• Direction:
Can you transcribe the data exactly? Leave the pictures out.

• Source excerpt:
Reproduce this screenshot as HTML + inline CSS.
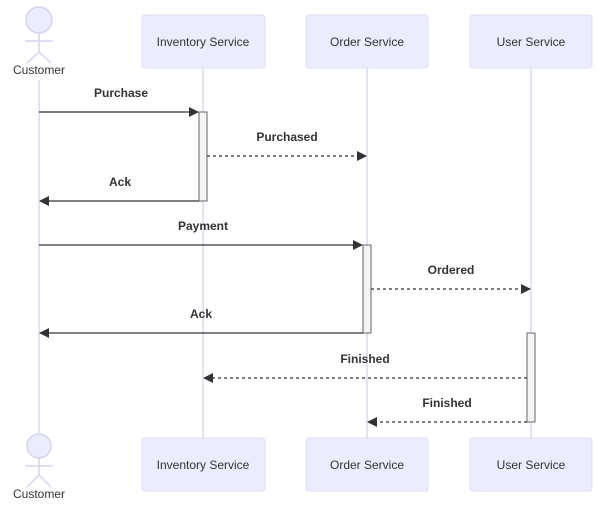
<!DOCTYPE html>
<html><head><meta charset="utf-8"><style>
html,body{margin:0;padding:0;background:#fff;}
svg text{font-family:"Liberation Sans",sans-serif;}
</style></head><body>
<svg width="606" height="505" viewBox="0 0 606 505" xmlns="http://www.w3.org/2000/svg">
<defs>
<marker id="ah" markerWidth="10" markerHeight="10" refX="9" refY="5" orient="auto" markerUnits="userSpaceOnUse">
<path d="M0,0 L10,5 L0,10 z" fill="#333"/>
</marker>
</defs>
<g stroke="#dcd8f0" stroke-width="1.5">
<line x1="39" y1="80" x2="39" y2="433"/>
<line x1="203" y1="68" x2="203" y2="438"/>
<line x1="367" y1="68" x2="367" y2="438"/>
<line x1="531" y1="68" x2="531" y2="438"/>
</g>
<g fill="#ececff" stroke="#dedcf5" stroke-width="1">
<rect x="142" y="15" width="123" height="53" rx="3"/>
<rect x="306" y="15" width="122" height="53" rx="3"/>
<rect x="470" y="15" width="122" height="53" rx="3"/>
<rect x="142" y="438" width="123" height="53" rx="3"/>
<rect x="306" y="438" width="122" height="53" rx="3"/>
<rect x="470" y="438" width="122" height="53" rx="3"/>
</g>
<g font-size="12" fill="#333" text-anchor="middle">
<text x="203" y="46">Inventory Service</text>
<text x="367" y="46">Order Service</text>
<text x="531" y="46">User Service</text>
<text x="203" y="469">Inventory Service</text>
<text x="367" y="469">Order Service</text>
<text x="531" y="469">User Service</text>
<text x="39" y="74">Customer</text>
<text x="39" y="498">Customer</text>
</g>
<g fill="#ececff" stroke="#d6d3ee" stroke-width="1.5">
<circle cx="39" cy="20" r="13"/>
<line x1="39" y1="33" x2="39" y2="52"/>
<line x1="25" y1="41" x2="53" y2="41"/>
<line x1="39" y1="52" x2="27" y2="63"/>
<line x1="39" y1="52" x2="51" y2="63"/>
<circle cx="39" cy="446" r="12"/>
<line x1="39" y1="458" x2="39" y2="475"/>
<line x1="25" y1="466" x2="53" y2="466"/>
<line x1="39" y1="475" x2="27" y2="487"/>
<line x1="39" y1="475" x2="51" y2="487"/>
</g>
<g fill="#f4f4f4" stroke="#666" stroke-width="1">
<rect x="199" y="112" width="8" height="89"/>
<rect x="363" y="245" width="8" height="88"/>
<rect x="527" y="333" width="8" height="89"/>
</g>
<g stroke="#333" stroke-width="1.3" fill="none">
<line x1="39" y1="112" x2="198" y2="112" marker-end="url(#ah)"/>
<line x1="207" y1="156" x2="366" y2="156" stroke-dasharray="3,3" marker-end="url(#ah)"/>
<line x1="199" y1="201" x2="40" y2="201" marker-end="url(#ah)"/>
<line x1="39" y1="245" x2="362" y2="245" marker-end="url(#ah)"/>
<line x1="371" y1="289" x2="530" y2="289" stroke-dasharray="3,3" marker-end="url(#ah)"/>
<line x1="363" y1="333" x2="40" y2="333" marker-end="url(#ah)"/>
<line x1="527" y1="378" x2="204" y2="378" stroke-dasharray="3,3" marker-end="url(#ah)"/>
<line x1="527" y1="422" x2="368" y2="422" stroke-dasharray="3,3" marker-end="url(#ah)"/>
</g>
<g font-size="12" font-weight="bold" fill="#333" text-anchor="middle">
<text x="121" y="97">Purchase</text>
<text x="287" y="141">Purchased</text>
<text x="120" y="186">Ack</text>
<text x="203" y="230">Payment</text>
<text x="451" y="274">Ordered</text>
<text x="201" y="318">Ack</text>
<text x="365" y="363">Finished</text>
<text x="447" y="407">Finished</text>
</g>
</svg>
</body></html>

• Response:
Reproduce this screenshot as HTML + inline CSS.
<!DOCTYPE html>
<html><head><meta charset="utf-8"><style>
html,body{margin:0;padding:0;background:#fff;}
svg text{font-family:"Liberation Sans",sans-serif;}
</style></head><body>
<svg width="606" height="505" viewBox="0 0 606 505" xmlns="http://www.w3.org/2000/svg">
<defs>
<marker id="ah" markerWidth="10" markerHeight="10" refX="9" refY="5" orient="auto" markerUnits="userSpaceOnUse">
<path d="M0,0 L10,5 L0,10 z" fill="#333"/>
</marker>
</defs>
<g stroke="#dcd8f0" stroke-width="1.5">
<line x1="39" y1="80" x2="39" y2="433"/>
<line x1="203" y1="68" x2="203" y2="438"/>
<line x1="367" y1="68" x2="367" y2="438"/>
<line x1="531" y1="68" x2="531" y2="438"/>
</g>
<g fill="#ececff" stroke="#dedcf5" stroke-width="1">
<rect x="142" y="15" width="123" height="53" rx="3"/>
<rect x="306" y="15" width="122" height="53" rx="3"/>
<rect x="470" y="15" width="122" height="53" rx="3"/>
<rect x="142" y="438" width="123" height="53" rx="3"/>
<rect x="306" y="438" width="122" height="53" rx="3"/>
<rect x="470" y="438" width="122" height="53" rx="3"/>
</g>
<g font-size="12" fill="#333" text-anchor="middle">
<text x="203" y="46">Inventory Service</text>
<text x="367" y="46">Order Service</text>
<text x="531" y="46">User Service</text>
<text x="203" y="469">Inventory Service</text>
<text x="367" y="469">Order Service</text>
<text x="531" y="469">User Service</text>
<text x="39" y="74">Customer</text>
<text x="39" y="498">Customer</text>
</g>
<g fill="#ececff" stroke="#d6d3ee" stroke-width="1.5">
<circle cx="39" cy="20" r="13"/>
<line x1="39" y1="33" x2="39" y2="52"/>
<line x1="25" y1="41" x2="53" y2="41"/>
<line x1="39" y1="52" x2="27" y2="63"/>
<line x1="39" y1="52" x2="51" y2="63"/>
<circle cx="39" cy="446" r="12"/>
<line x1="39" y1="458" x2="39" y2="475"/>
<line x1="25" y1="466" x2="53" y2="466"/>
<line x1="39" y1="475" x2="27" y2="487"/>
<line x1="39" y1="475" x2="51" y2="487"/>
</g>
<g fill="#f4f4f4" stroke="#666" stroke-width="1">
<rect x="199" y="112" width="8" height="89"/>
<rect x="363" y="245" width="8" height="88"/>
<rect x="527" y="333" width="8" height="89"/>
</g>
<g stroke="#333" stroke-width="1.3" fill="none">
<line x1="39" y1="112" x2="198" y2="112" marker-end="url(#ah)"/>
<line x1="207" y1="156" x2="366" y2="156" stroke-dasharray="3,3" marker-end="url(#ah)"/>
<line x1="199" y1="201" x2="40" y2="201" marker-end="url(#ah)"/>
<line x1="39" y1="245" x2="362" y2="245" marker-end="url(#ah)"/>
<line x1="371" y1="289" x2="530" y2="289" stroke-dasharray="3,3" marker-end="url(#ah)"/>
<line x1="363" y1="333" x2="40" y2="333" marker-end="url(#ah)"/>
<line x1="527" y1="378" x2="204" y2="378" stroke-dasharray="3,3" marker-end="url(#ah)"/>
<line x1="527" y1="422" x2="368" y2="422" stroke-dasharray="3,3" marker-end="url(#ah)"/>
</g>
<g font-size="12" font-weight="bold" fill="#333" text-anchor="middle">
<text x="121" y="97">Purchase</text>
<text x="287" y="141">Purchased</text>
<text x="120" y="186">Ack</text>
<text x="203" y="230">Payment</text>
<text x="451" y="274">Ordered</text>
<text x="201" y="318">Ack</text>
<text x="365" y="363">Finished</text>
<text x="447" y="407">Finished</text>
</g>
</svg>
</body></html>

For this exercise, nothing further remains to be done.